*SOURCE DATA*
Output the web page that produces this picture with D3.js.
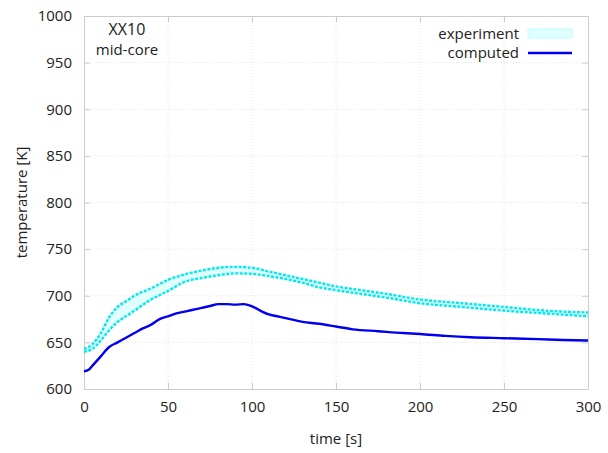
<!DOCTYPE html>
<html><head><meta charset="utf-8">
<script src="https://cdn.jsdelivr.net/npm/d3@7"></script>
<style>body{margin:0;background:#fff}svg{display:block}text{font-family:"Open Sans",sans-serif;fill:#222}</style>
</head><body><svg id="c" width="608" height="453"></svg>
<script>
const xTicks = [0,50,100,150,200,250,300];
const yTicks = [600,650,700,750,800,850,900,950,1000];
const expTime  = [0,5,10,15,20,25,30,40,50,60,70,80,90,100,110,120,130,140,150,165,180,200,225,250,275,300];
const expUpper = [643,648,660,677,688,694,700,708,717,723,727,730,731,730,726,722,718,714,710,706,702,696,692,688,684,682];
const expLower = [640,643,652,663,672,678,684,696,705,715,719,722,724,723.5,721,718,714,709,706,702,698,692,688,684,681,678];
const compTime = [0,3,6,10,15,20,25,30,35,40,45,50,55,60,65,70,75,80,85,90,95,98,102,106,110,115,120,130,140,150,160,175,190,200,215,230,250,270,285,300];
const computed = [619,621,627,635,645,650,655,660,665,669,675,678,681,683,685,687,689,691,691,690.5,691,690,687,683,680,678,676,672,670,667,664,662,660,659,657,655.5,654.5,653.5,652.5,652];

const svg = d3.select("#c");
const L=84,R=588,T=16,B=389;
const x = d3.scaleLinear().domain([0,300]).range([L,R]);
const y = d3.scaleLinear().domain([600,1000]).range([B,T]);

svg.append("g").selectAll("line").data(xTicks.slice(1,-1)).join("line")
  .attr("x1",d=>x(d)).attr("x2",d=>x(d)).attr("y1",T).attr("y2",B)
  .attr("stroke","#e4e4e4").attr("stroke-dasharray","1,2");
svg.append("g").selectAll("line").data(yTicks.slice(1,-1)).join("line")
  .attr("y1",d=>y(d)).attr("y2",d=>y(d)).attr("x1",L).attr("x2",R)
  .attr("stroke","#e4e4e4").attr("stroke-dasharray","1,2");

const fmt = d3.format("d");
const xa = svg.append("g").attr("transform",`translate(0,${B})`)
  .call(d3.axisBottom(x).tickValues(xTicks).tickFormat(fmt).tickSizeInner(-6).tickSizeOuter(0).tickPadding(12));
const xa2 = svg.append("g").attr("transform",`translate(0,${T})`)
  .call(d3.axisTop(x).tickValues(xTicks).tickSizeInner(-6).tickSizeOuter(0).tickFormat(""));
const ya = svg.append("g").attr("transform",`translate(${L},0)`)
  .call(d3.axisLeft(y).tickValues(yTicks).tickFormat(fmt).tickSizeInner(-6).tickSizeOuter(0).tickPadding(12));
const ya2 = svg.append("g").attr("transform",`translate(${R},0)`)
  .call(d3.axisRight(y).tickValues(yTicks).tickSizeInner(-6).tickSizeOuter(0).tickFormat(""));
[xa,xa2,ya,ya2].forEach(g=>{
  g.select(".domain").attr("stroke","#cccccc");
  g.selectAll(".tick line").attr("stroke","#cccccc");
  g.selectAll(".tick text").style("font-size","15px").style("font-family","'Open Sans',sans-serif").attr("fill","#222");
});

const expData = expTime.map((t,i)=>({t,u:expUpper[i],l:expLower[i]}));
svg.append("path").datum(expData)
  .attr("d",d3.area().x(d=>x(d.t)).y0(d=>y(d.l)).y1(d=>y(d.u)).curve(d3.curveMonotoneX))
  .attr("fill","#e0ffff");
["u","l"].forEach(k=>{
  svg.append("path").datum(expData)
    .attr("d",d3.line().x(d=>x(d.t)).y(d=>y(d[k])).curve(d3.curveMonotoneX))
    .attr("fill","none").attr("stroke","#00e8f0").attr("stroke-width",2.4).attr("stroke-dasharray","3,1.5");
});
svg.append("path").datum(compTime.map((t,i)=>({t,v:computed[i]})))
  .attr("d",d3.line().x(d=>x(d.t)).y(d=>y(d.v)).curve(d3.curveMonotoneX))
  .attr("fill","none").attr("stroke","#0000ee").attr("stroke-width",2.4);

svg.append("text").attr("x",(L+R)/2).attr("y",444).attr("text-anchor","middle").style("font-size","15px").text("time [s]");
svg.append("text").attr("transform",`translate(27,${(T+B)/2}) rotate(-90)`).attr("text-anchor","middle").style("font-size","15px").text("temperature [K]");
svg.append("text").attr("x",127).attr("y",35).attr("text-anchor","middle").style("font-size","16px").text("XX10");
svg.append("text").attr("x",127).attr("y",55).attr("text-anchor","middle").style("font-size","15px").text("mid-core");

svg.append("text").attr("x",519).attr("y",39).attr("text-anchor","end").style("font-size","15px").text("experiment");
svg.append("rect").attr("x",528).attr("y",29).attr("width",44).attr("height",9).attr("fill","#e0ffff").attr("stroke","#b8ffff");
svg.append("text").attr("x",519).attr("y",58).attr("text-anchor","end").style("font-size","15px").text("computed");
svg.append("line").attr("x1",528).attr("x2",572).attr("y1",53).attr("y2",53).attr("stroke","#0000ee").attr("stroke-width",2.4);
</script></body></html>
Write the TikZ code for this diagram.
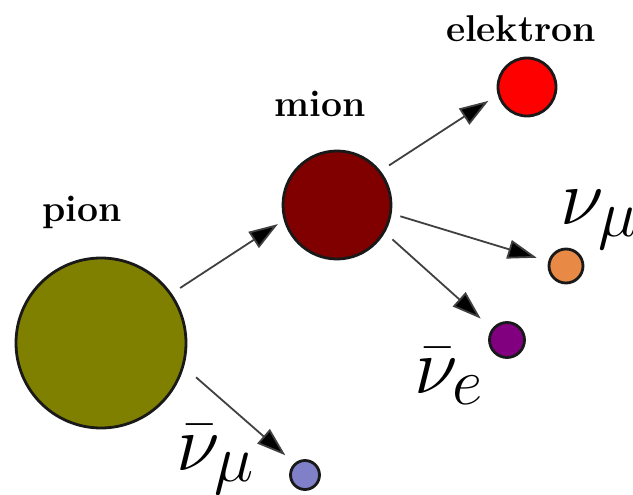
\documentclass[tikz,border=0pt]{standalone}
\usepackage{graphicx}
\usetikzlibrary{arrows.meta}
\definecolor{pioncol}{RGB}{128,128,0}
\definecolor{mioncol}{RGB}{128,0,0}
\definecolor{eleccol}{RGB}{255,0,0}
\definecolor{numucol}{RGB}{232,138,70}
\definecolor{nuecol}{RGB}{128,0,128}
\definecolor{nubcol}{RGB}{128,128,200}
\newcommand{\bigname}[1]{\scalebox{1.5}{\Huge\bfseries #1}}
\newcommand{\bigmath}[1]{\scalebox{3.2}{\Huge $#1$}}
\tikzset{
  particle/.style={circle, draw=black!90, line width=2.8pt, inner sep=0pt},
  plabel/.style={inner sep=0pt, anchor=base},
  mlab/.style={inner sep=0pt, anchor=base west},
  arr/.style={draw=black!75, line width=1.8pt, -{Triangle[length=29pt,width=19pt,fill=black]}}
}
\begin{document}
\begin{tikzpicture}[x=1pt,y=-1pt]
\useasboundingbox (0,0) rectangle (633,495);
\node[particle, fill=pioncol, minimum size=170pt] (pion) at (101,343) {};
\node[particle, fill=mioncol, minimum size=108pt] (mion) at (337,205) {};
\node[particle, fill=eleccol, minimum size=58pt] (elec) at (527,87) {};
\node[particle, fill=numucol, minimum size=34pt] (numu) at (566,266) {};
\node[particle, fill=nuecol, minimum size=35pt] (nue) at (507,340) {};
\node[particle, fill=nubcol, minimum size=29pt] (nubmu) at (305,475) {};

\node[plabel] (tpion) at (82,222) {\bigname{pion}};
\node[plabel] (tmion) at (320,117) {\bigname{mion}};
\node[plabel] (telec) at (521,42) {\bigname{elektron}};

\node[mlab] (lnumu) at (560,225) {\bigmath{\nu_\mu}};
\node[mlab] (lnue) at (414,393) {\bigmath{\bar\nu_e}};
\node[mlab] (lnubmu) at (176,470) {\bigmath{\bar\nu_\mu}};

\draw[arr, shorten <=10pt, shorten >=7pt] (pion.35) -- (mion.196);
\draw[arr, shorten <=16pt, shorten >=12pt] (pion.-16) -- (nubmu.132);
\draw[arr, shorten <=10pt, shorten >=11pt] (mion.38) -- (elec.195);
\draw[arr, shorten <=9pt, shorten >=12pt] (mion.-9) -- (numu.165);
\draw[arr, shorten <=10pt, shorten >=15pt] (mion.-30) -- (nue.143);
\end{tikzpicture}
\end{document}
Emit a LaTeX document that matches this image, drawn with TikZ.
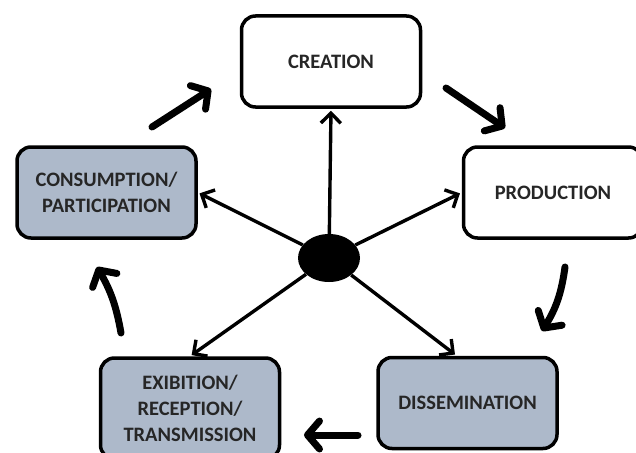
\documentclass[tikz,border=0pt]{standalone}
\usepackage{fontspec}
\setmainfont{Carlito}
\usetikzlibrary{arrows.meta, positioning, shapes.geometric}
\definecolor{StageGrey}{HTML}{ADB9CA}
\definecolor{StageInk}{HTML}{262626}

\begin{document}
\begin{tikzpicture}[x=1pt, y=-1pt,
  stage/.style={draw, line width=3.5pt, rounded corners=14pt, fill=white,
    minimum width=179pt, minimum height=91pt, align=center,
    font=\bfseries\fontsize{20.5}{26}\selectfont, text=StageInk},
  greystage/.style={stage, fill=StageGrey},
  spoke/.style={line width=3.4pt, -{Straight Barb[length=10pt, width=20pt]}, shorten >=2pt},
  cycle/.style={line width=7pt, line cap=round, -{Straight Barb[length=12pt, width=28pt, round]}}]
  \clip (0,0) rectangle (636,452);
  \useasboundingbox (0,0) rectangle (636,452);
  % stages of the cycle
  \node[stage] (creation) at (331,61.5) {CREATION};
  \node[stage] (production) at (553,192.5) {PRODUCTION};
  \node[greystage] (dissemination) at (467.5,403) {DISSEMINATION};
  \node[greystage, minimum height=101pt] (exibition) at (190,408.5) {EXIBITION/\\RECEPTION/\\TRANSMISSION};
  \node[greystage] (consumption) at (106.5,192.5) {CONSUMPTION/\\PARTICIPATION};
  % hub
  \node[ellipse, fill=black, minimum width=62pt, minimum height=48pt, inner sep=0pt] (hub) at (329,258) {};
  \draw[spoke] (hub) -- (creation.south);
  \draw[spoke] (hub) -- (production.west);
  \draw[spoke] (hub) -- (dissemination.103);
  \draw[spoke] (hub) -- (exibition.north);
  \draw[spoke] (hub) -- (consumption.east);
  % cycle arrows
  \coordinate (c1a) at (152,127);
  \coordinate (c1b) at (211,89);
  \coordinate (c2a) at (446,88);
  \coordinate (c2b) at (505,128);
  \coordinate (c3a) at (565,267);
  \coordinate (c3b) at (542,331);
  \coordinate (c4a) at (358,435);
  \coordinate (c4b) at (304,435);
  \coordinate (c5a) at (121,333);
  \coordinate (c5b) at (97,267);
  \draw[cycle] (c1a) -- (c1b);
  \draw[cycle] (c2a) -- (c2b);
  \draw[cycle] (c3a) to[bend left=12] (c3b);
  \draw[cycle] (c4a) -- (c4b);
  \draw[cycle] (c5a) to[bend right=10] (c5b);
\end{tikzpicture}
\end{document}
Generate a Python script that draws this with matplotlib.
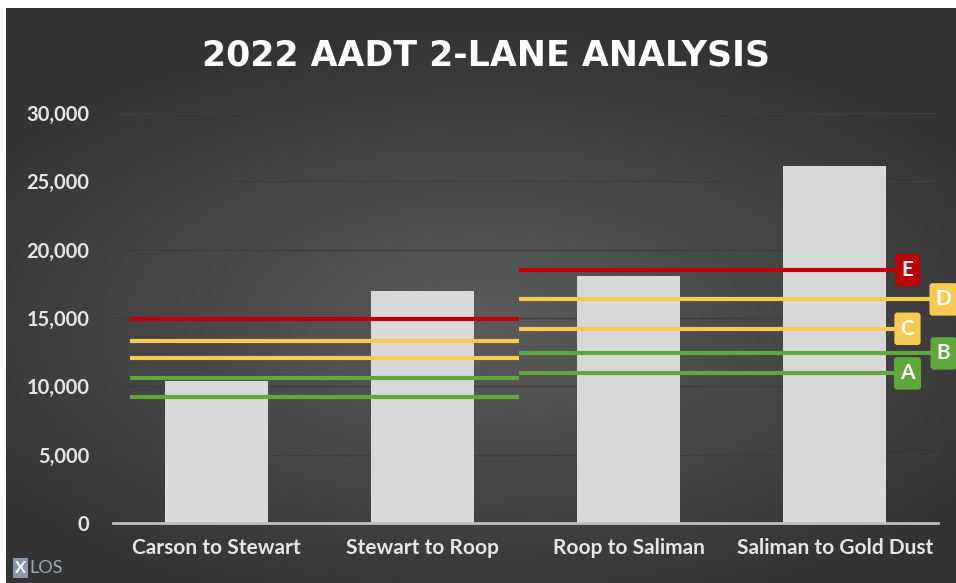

*WHAT THE EXERCISE ASKS*
Look above for the line with "Write the TikZ code for this diagram." and copy exactly from it through the line with "(lnubmu) at (176,470)", both included. Omit the pictures.

*RESULT FOR THIS TASK*
Write the TikZ code for this diagram.
\documentclass[tikz,border=0pt]{standalone}
\usepackage{graphicx}
\usetikzlibrary{arrows.meta}
\definecolor{pioncol}{RGB}{128,128,0}
\definecolor{mioncol}{RGB}{128,0,0}
\definecolor{eleccol}{RGB}{255,0,0}
\definecolor{numucol}{RGB}{232,138,70}
\definecolor{nuecol}{RGB}{128,0,128}
\definecolor{nubcol}{RGB}{128,128,200}
\newcommand{\bigname}[1]{\scalebox{1.5}{\Huge\bfseries #1}}
\newcommand{\bigmath}[1]{\scalebox{3.2}{\Huge $#1$}}
\tikzset{
  particle/.style={circle, draw=black!90, line width=2.8pt, inner sep=0pt},
  plabel/.style={inner sep=0pt, anchor=base},
  mlab/.style={inner sep=0pt, anchor=base west},
  arr/.style={draw=black!75, line width=1.8pt, -{Triangle[length=29pt,width=19pt,fill=black]}}
}
\begin{document}
\begin{tikzpicture}[x=1pt,y=-1pt]
\useasboundingbox (0,0) rectangle (633,495);
\node[particle, fill=pioncol, minimum size=170pt] (pion) at (101,343) {};
\node[particle, fill=mioncol, minimum size=108pt] (mion) at (337,205) {};
\node[particle, fill=eleccol, minimum size=58pt] (elec) at (527,87) {};
\node[particle, fill=numucol, minimum size=34pt] (numu) at (566,266) {};
\node[particle, fill=nuecol, minimum size=35pt] (nue) at (507,340) {};
\node[particle, fill=nubcol, minimum size=29pt] (nubmu) at (305,475) {};

\node[plabel] (tpion) at (82,222) {\bigname{pion}};
\node[plabel] (tmion) at (320,117) {\bigname{mion}};
\node[plabel] (telec) at (521,42) {\bigname{elektron}};

\node[mlab] (lnumu) at (560,225) {\bigmath{\nu_\mu}};
\node[mlab] (lnue) at (414,393) {\bigmath{\bar\nu_e}};
\node[mlab] (lnubmu) at (176,470) {\bigmath{\bar\nu_\mu}};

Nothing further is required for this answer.